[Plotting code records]
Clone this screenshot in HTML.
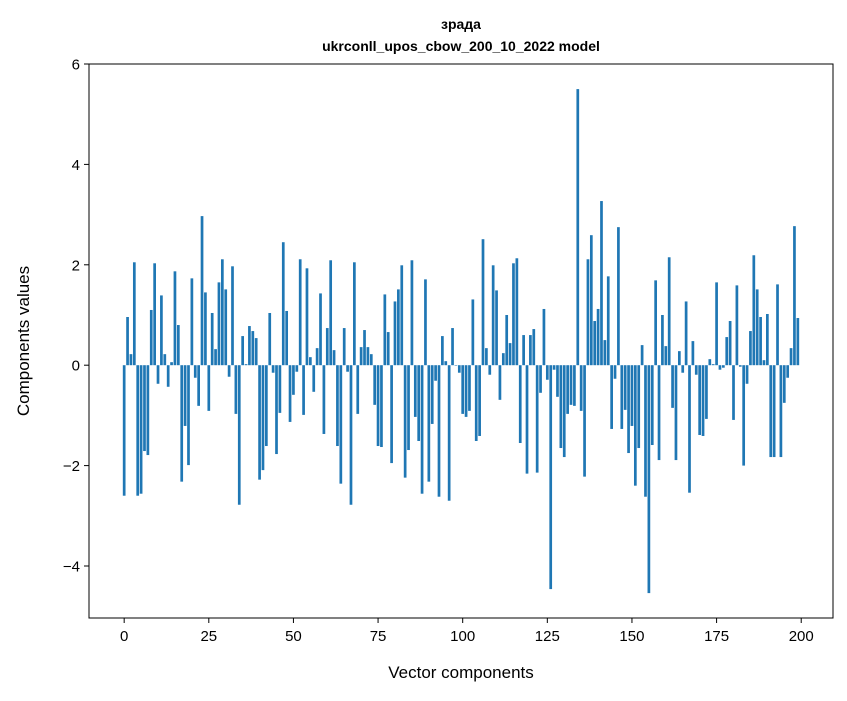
<!DOCTYPE html>
<html><head><meta charset="utf-8"><style>
body{margin:0;background:#fff;}
svg text{font-family:"Liberation Sans","DejaVu Sans",sans-serif;}
</style></head><body>
<svg id="chart" width="847" height="696" viewBox="0 0 847 696" xmlns="http://www.w3.org/2000/svg">
<rect width="847" height="696" fill="#fff"/>
<text x="461" y="29" text-anchor="middle" font-size="14" font-weight="bold">зрада</text>
<text x="461" y="51" text-anchor="middle" font-size="14" font-weight="bold">ukrconll_upos_cbow_200_10_2022 model</text>
<g id="bars"></g>
<g id="xticks"></g>
<g id="yticks"></g>
<rect x="89" y="64" width="744" height="554" fill="none" stroke="#000" stroke-width="1"/>
<text x="461" y="678" text-anchor="middle" font-size="17">Vector components</text>
<text transform="translate(29,341) rotate(-90)" text-anchor="middle" font-size="17">Components values</text>
</svg>
<script>
const values = [
-2.6,0.96,0.22,2.05,-2.6,-2.56,-1.71,-1.79,1.1,2.03,
-0.37,1.39,0.22,-0.43,0.06,1.87,0.8,-2.32,-1.21,-1.99,
1.73,-0.25,-0.81,2.97,1.45,-0.91,1.04,0.32,1.65,2.11,
1.51,-0.23,1.97,-0.97,-2.78,0.58,0.02,0.78,0.68,0.54,
-2.28,-2.09,-1.61,1.04,-0.15,-1.77,-0.95,2.45,1.08,-1.13,
-0.59,-0.13,2.11,-0.99,1.93,0.16,-0.53,0.34,1.43,-1.37,
0.74,2.09,0.3,-1.61,-2.36,0.74,-0.13,-2.78,2.05,-0.97,
0.36,0.7,0.36,0.22,-0.79,-1.61,-1.63,1.41,0.66,-1.95,
1.27,1.51,1.99,-2.24,-1.69,2.09,-1.03,-1.51,-2.56,1.71,
-2.32,-1.17,-0.31,-2.62,0.58,0.08,-2.7,0.74,-0.01,-0.15,
-0.97,-1.03,-0.91,1.31,-1.51,-1.41,2.51,0.34,-0.19,1.99,
1.49,-0.69,0.24,1.0,0.44,2.03,2.13,-1.55,0.6,-2.16,
0.6,0.72,-2.14,-0.55,1.12,-0.29,-4.46,-0.09,-0.63,-1.65,
-1.83,-0.97,-0.79,-0.81,5.5,-0.91,-2.22,2.11,2.59,0.88,
1.12,3.27,0.5,1.77,-1.27,-0.27,2.75,-1.27,-0.89,-1.75,
-1.21,-2.4,-1.65,0.4,-2.62,-4.54,-1.59,1.69,-1.89,1.0,
0.38,2.15,-0.85,-1.89,0.28,-0.15,1.27,-2.54,0.48,-0.19,
-1.39,-1.41,-1.07,0.12,0.02,1.65,-0.09,-0.05,0.56,0.88,
-1.09,1.59,-0.03,-2.0,-0.37,0.68,2.19,1.51,0.96,0.1,
1.02,-1.83,-1.83,1.61,-1.83,-0.75,-0.25,0.34,2.77,0.94
];
const xTickValues = [0,25,50,75,100,125,150,175,200];
const yTickValues = [-4,-2,0,2,4,6];
const yTickLabels = ["\u22124","\u22122","0","2","4","6"];

const L=89,R=833,T=64,B=618;
const xMin=-10.39,xMax=209.39,yMin=-5.036,yMax=6;
const sx=v=>L+(v-xMin)/(xMax-xMin)*(R-L);
const sy=v=>T+(yMax-v)/(yMax-yMin)*(B-T);
const NS="http://www.w3.org/2000/svg";
const bars=document.getElementById('bars');
values.forEach((v,i)=>{
  const r=document.createElementNS(NS,'rect');
  const x0=sx(i-0.4),x1=sx(i+0.4);
  const y0=sy(Math.max(v,0)),y1=sy(Math.min(v,0));
  r.setAttribute('x',x0);r.setAttribute('width',x1-x0);
  r.setAttribute('y',y0);r.setAttribute('height',Math.max(y1-y0,0.1));
  r.setAttribute('fill','#1f77b4');
  
  
  bars.appendChild(r);
});
const xt=document.getElementById('xticks');
xTickValues.forEach(v=>{
  const x=sx(v);
  const l=document.createElementNS(NS,'line');
  l.setAttribute('x1',x);l.setAttribute('x2',x);l.setAttribute('y1',B);l.setAttribute('y2',B+5);
  l.setAttribute('stroke','#000');
  
  
  xt.appendChild(l);
  const t=document.createElementNS(NS,'text');
  t.setAttribute('x',x);t.setAttribute('y',B+23);t.setAttribute('text-anchor','middle');t.setAttribute('font-size','15');
  t.textContent=String(v);
  
  
  xt.appendChild(t);
});
const yt=document.getElementById('yticks');
yTickValues.forEach((v,i)=>{
  const y=sy(v);
  const l=document.createElementNS(NS,'line');
  l.setAttribute('x1',L-5);l.setAttribute('x2',L);l.setAttribute('y1',y);l.setAttribute('y2',y);
  l.setAttribute('stroke','#000');
  
  
  yt.appendChild(l);
  const t=document.createElementNS(NS,'text');
  t.setAttribute('x',L-9);t.setAttribute('y',y+5.5);t.setAttribute('text-anchor','end');t.setAttribute('font-size','15');
  t.textContent=yTickLabels[i];
  
  
  yt.appendChild(t);
});
</script>
</body></html>
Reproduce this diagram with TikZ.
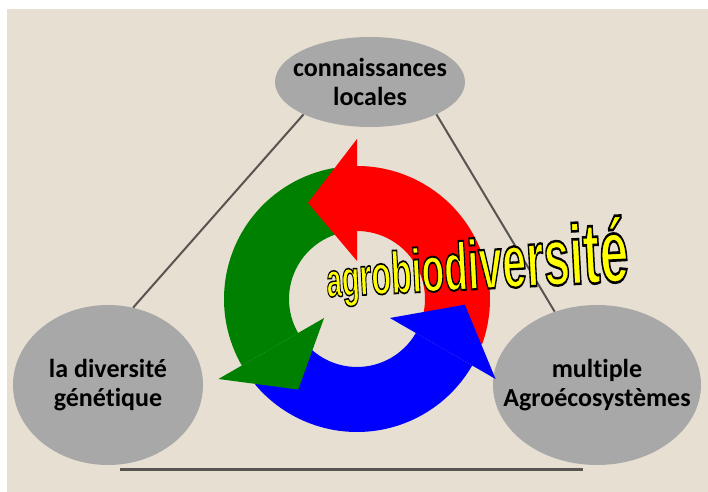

• _What is asked_:
Collect each line containing the string "this".

• _Task output_:
Clone this screenshot in HTML.
Reproduce this diagram with TikZ.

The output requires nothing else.